Hepatitis C Virus NS3/4A Protease and the Intracellular Antiviral Response: Mapping Complex Virus-Host Interactions

Virus infection triggers an innate immune response characterized by host cell production of interferon (IFN). Intermediates of viral replication, including dsRNA, initiate a signaling cascade that is amplified within the cell and alerts neighboring cells of viral invaders. Recognition of dsRNA intermediates occurs through retinoic acid inducible gene-I (RIG-I). RIG-I elicits an antiviral state by binding to the IFN-beta Promoter Stimulator-1 (IPS-1) adaptor protein, activating the latent downstream transcription factors IRF-3 and NF-kappaB. These transcription factors bind to the promoter region of effector genes including IFN-beta, producing an antiviral amplification loop within and around the infected cell.

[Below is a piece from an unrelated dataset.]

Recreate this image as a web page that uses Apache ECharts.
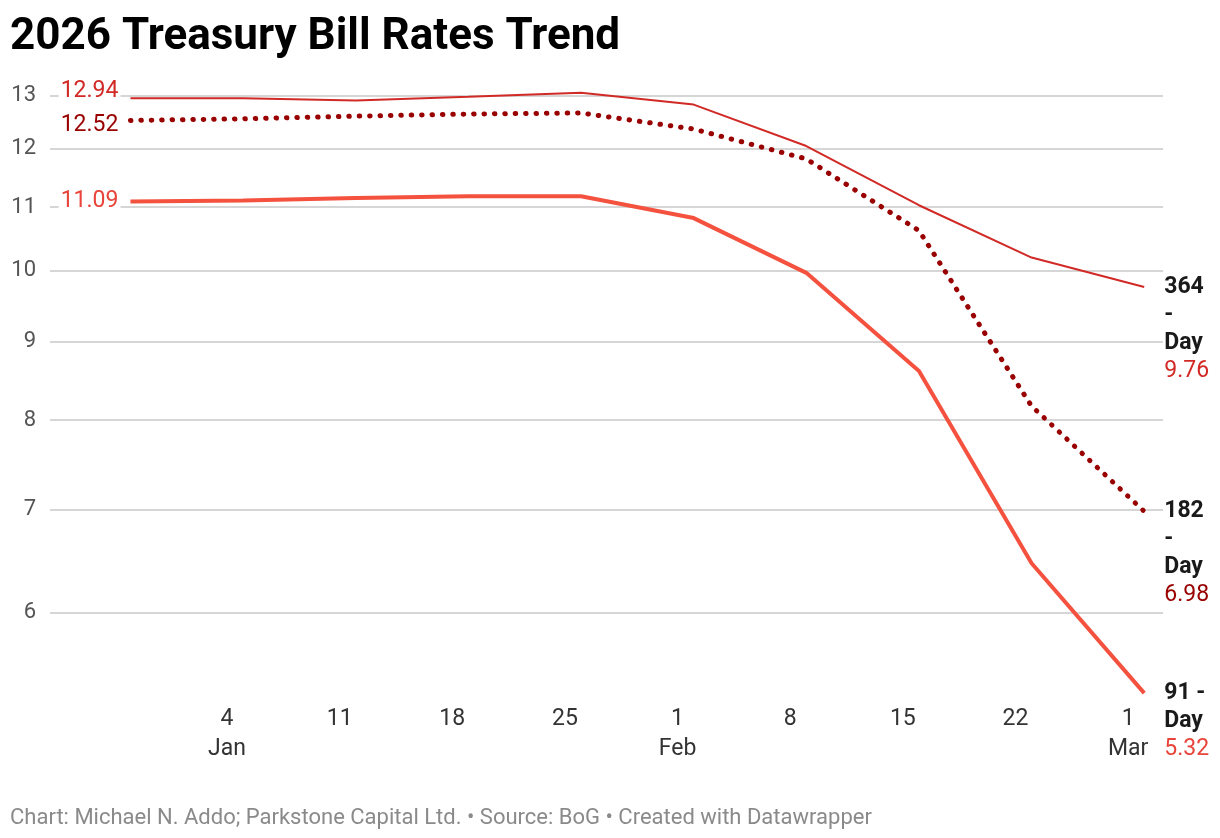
<!DOCTYPE html>
<html><head><meta charset="utf-8">
<script src="https://cdn.jsdelivr.net/npm/echarts@6/dist/echarts.min.js"></script>
<style>html,body{margin:0;padding:0;background:#fff}#c{width:1220px;height:838px}</style>
</head><body><div id="c"></div>
<script>
const dates = ['2025-12-29','2026-01-05','2026-01-12','2026-01-19','2026-01-26','2026-02-02','2026-02-09','2026-02-16','2026-02-23','2026-03-02'];
const rate364 = [12.94,12.94,12.90,12.97,13.05,12.82,12.05,11.03,10.20,9.76];
const rate182 = [12.52,12.55,12.60,12.64,12.66,12.36,11.82,10.62,8.17,6.98];
const rate91  = [11.09,11.11,11.15,11.18,11.18,10.82,9.97,8.61,6.46,5.32];
const yTicks = [6,7,8,9,10,11,12,13];
const xTicks = ['2026-01-04','2026-01-11','2026-01-18','2026-01-25','2026-02-01','2026-02-08','2026-02-15','2026-02-22','2026-03-01'];
const monthNames = ['Jan','Feb','Mar','Apr','May','Jun','Jul','Aug','Sep','Oct','Nov','Dec'];
const seriesNames = ['364-Day','182-Day','91-Day'];
const endNames = [['364','-','Day'],['182','-','Day'],['91 -','Day']];

const FONT = 'Roboto, "Noto Sans", sans-serif';
const toMs = s => new Date(s + (s.length === 10 ? 'T00:00:00' : '')).getTime();

function mk(idx, vals, color, labelColor, lineStyle, startDy, extra) {
  const data = dates.map((d, i) => {
    const item = { value: [toMs(d), vals[i]] };
    if (i === 0) {
      item.label = {
        show: true, position: 'left', distance: 10, offset: [0, startDy],
        formatter: vals[0].toFixed(2),
        color: labelColor, fontSize: 23, fontFamily: FONT,
        backgroundColor: '#fff', padding: [0, 2, 0, 2]
      };
    }
    return item;
  });
  const lines = endNames[idx].map(t => '{b|' + t + '}').join('\n');
  return Object.assign({
    type: 'line', name: seriesNames[idx], data,
    symbol: 'circle', symbolSize: 0, showSymbol: true,
    lineStyle: Object.assign({ color }, lineStyle),
    itemStyle: { color },
    label: { show: false },
    emphasis: { disabled: true },
    endLabel: {
      show: true, distance: 20, align: 'left', verticalAlign: 'top', offset: [0, -14],
      formatter: () => lines + '\n{v|' + vals[vals.length - 1].toFixed(2) + '}',
      rich: {
        b: { fontSize: 23, fontWeight: 'bold', color: '#1a1a1a', lineHeight: 28, fontFamily: FONT },
        v: { fontSize: 23, color: labelColor, lineHeight: 28, fontFamily: FONT }
      }
    }
  }, extra || {});
}

const chart = echarts.init(document.getElementById('c'), null, { renderer: 'canvas' });
chart.setOption({
  animation: false,
  backgroundColor: '#fff',
  title: [
    { text: '2026 Treasury Bill Rates Trend', left: 5, top: 11,
      textStyle: { fontSize: 44, fontWeight: 'bold', color: '#000', fontFamily: FONT } },
    { text: 'Chart: Michael N. Addo; Parkstone Capital Ltd. • Source: BoG • Created with Datawrapper', left: 5, top: 802,
      textStyle: { fontSize: 22, fontWeight: 'normal', color: '#8a8a8a', fontFamily: FONT } }
  ],
  grid: { left: 50, right: 57, top: 70, bottom: 136, containLabel: false },
  xAxis: {
    type: 'value', min: toMs('2025-12-24'), max: toMs('2026-03-03T04:00:00'), scale: true,
    axisLine: { show: false }, axisTick: { show: false }, splitLine: { show: false },
    axisLabel: {
      customValues: xTicks.map(toMs), margin: 2, fontSize: 23, color: '#333', lineHeight: 30, fontFamily: FONT,
      hideOverlap: false, showMinLabel: true, showMaxLabel: true,
      formatter: v => { const d = new Date(v); const day = d.getDate(); return day <= 7 ? day + '\n' + monthNames[d.getMonth()] : String(day); }
    }
  },
  yAxis: {
    type: 'log', logBase: 10, min: 5.25, max: 13.5,
    axisLine: { show: false }, axisTick: { show: false }, splitLine: { show: false }, axisLabel: { show: false }
  },
  series: [
    mk(0, rate364, '#d12a26', '#d12a26', { width: 2 }, -7, {
      markLine: {
        silent: true, z: 1, symbol: ['none', 'none'], animation: false,
        lineStyle: { color: '#d6d6d6', width: 2, type: 'solid' },
        label: { show: true, position: 'start', distance: 14, formatter: p => String(p.value), color: '#555', fontSize: 22, fontFamily: FONT },
        emphasis: { disabled: true },
        data: yTicks.map(v => ({ yAxis: v }))
      }
    }),
    mk(1, rate182, '#990000', '#990000', { width: 5, type: [0.5, 9.9], cap: 'round' }, 5),
    mk(2, rate91, '#f4513f', '#e8443a', { width: 4 }, 0)
  ]
});
</script>
</body></html>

This response is critical for immunity to infection. Hepatitis C virus (HCV) is a serious global health problem with 170 million people chronically infected. HCV persistence is linked to viral regulation of innate host defenses by the nonstructural 3/4A protein complex (NS3/4A) cleavage of IPS-1. NS3 structural composition includes an amino-terminal serine protease and a carboxy-terminal RNA helicase. A structure-function analysis of NS3/4A truncation and deletion mutations was conducted. Mutants lacking the helicase domain retained the ability to control RIG-I signaling, but this regulation was abrogated by truncation of the protease domain. Furthermore, treatment of HCV-infected cells with a NS3/4A protease inhibitor prevented IPS-1 proteolysis, restored RIG-I signaling, and decreased viral protein levels. These results indicate that the NS3/4A protease domain alone can target IPS-1 on the mitochondrial membrane. Current dogma holds that NS3/4A is located on the endoplasmic reticulum, thus the mechanism of NS3/4A targeting IPS-1, a mitochondrial membrane protein, remains unexplained. We have shown that NS3/4A distributes on mitochondria independently of the previously identified NS4A membrane localization motif, in a manner dependent on the first twenty amino acids of the NS3 protease domain. The functional domains of IPS-1 that direct the immune response have not been elucidated. We conducted a structure-function study of IPS-1 that revealed distinct processes of IRF-3 and NF-kappaB activation. Mutational analyses further identified areas of IPS-1 critical for mitochondrial localization, dimerization, and uncoupling IRF-3 and NF-kappaB signaling. These findings improve our understanding of IPS-1 function in innate immunity to virus infection.